Tasks with managing large, unweildy IT projects, such "tribes" end up working at cross-purposes -- splitting into divisions, business units, functional units, geographic units, and platform units -- such as Java, Oracle, Microsoft, and SAP professionals, Miko says. "Programmers involved in these tribes tend to scale of resolution sort of become self interested, combative, political and otherwise difficult."
The rise of cloud computing -- and a movement to return to the basics of SOA -- have given rise to a sense of excitement, that changes in the organization can be driven by small, highly focused teams. "Some of these tribes in IT have experienced enough attrition that they've actually been reduced to small team size again," Miko points out. "So, just attrition and loss of head count has reduced the bulkiness, and the bureaucracy, and the heavy weightiness of enterprise IT to the point where instead of once again lean and mean, and looking for solutions."

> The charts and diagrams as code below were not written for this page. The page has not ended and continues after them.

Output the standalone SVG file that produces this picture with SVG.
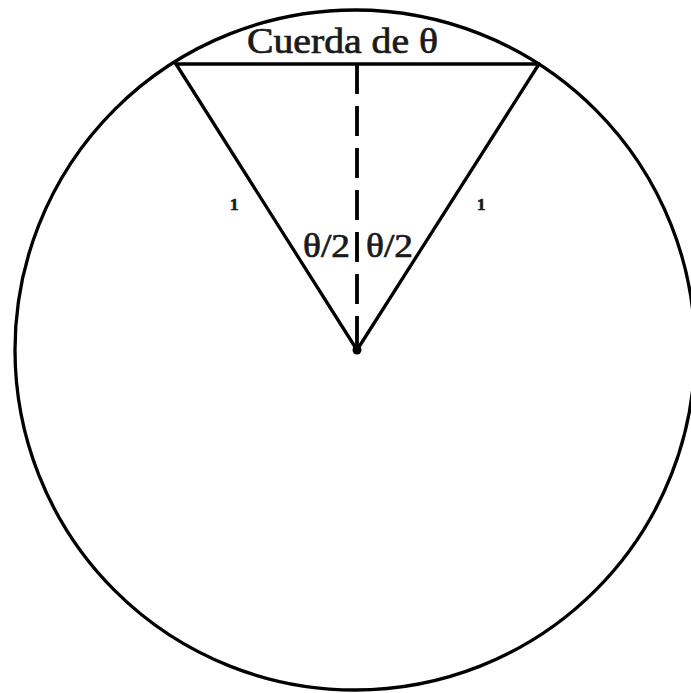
<svg xmlns="http://www.w3.org/2000/svg" width="691" height="693" viewBox="0 0 691 693">
<style>
.ln{stroke:#000;stroke-width:3.3;fill:none;stroke-linecap:round}
.t{font-family:"Liberation Serif","Times New Roman",serif;fill:#1a1a1a;stroke:#1a1a1a;stroke-width:0.7}
</style>
<rect width="691" height="693" fill="#fff"/>
<g id="circle"><circle class="ln" cx="355" cy="350" r="340"/></g>
<g id="connectors">
<line class="ln" x1="176" y1="64" x2="539" y2="64"/>
<line class="ln" x1="176" y1="64" x2="357" y2="350"/>
<line class="ln" x1="539" y1="64" x2="357" y2="350"/>
<line x1="357" y1="64" x2="357" y2="350" stroke="#000" stroke-width="3.8" stroke-dasharray="30 12"/>
</g>
<g id="center"><circle cx="357" cy="350" r="4.5" fill="#000"/></g>
<g id="labels">
<text class="t" x="247" y="53" font-size="35" textLength="191" lengthAdjust="spacingAndGlyphs">Cuerda de θ</text>
<text class="t" x="303" y="257" font-size="33" textLength="47" lengthAdjust="spacingAndGlyphs">θ/2</text>
<text class="t" x="366" y="257" font-size="33" textLength="47" lengthAdjust="spacingAndGlyphs">θ/2</text>
<text class="t" x="230" y="210" font-size="17" font-weight="bold">1</text>
<text class="t" x="477" y="210" font-size="17" font-weight="bold">1</text>
</g>
</svg>
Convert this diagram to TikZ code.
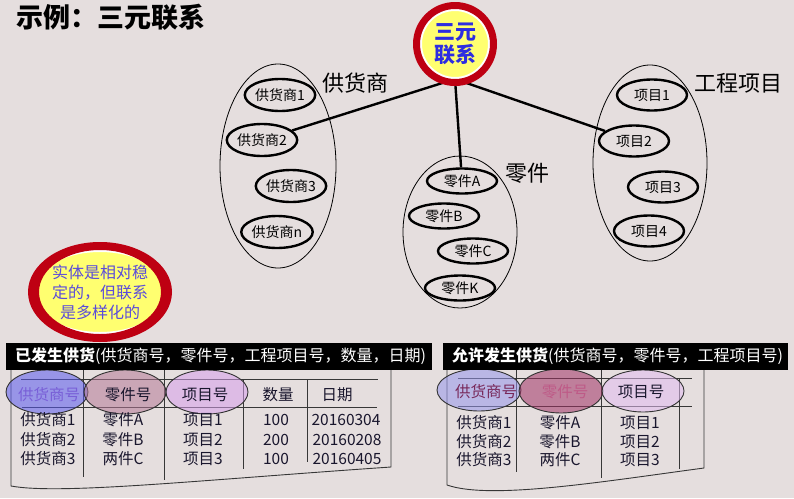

"Compress your teams into four to seven individuals, which I think is a beautiful scale for software development," Miko continues. "Four to seven developers has changed the world scale. That's an awesome size for a team."
A well-functioning service-oriented architecture -- with governance and lifecycle mechanisms in place -- can help capture and channel the energy generated by these highly mobile and entrepreneurial teams. "So I think that there's still a need for a coordination mechanism that helps manage contracts, it helps manage trust, it helps manage this idea of composition, and how this element of compute landscape talk to each other, and how they snap together, and how they create the big picture, and the big puzzle," Miko says.